Знаю одно: тот был для меня всего лишь старым дяденькой, а вовсе не кумиром, нет, мне просто стало его жалко, когда я подумала, сколько лестниц он уже преодолел — воняющих кошачьим дерьмом, облупленных, с липкими перилами, заплеванных лестниц, ощупью огибая темные повороты, где вихрями гуляет сквозняк, сколько однообразных обнесенных решеткой галерей он пробежал из конца в конец со своим потертым маленьким саквояжем, и сколько раз вместо витамина С, аспирина или валерьянки он с удовольствием предписал бы просторное, светлое и здоровое жилье, и сколько раз в одних и тех же квартирах, испытывая отвращение к себе, он все же забирал протянутую двадцатку или полусотенную и прятал ее в карман… Мне было тогда шестнадцать лет.

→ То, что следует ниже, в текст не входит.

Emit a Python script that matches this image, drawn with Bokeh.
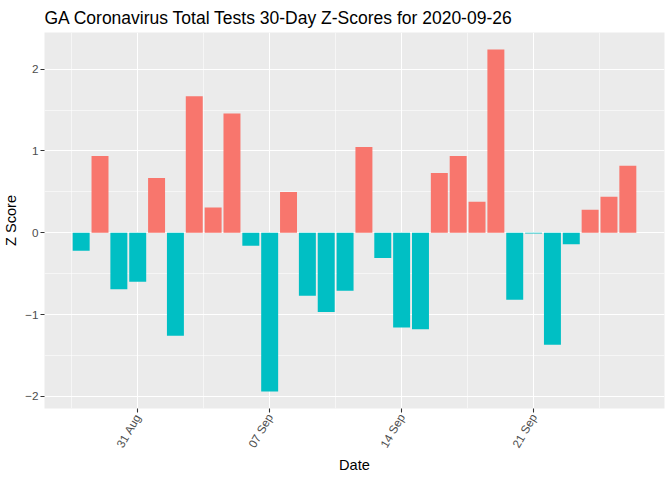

«Он забрал твою невинность!» — что-то в этом роде сказал однажды Том во время нашего взаимного плетения россказней. Когда он хотел что-нибудь вытянуть из меня, когда хотел заставить меня говорить, — это неизбежно кончалось плетением россказней. (А после такого сочинительства не чувствуешь ни удовлетворения, ни облегчения, а только хаотическую опустошенность.) Забрал… да нет, не совсем так. Но нельзя сказать, что я сама ему отдалась. Ближе всего к истине, пожалуй, то, что я как бы позволила водовороту унести себя. Но боже мой, ведь подобные вещи зависят от многих причин. Теперь-то я бы могла припомнить самые разнообразные побочные обстоятельства. Например, то, что с моим старшим братом Иваном, — которого я действительно боготворила, — незадолго до того случилась эта гнусная история, и он, кого я называла про себя «изюминкой моей жизни», теперь неделями почти рта не раскрывал. Что я уже за несколько дней до того явственно предчувствовала смерть отца. И что как раз тогда я опять находилась в упадке сил, как бывало, когда ставила на чем-нибудь крест. Который по счету? Не знаю, это случалось так часто. Накануне я навсегда поставила крест на занятиях бегом, после той стометровки на первенство школы, которую даже эта корова Ирма Пацулак пробежала быстрее меня.

Если хорошенько подумать, наверняка вспомнятся и другие обстоятельства — оправдательные обстоятельства, — но к чему это? Так уж получилось. Мой отец сопровождал почту в почтовых вагонах, страшно простыл и к тому времени уже больше двух недель лежал в больнице, врачи еще совещались, но уже поговаривали о том, что необходимо удалить одну почку. Мы каждый день ждали телефонного звонка. У нас телефона не было, и обычно нам звонили в маленький табачный ларек поблизости. В таких случаях тетя Марго, переваливаясь, бежала до подворотни и оттуда кричала дворничихе, а та уже наверх, словно сирена. Мы слышали ее, даже когда были у себя в комнате.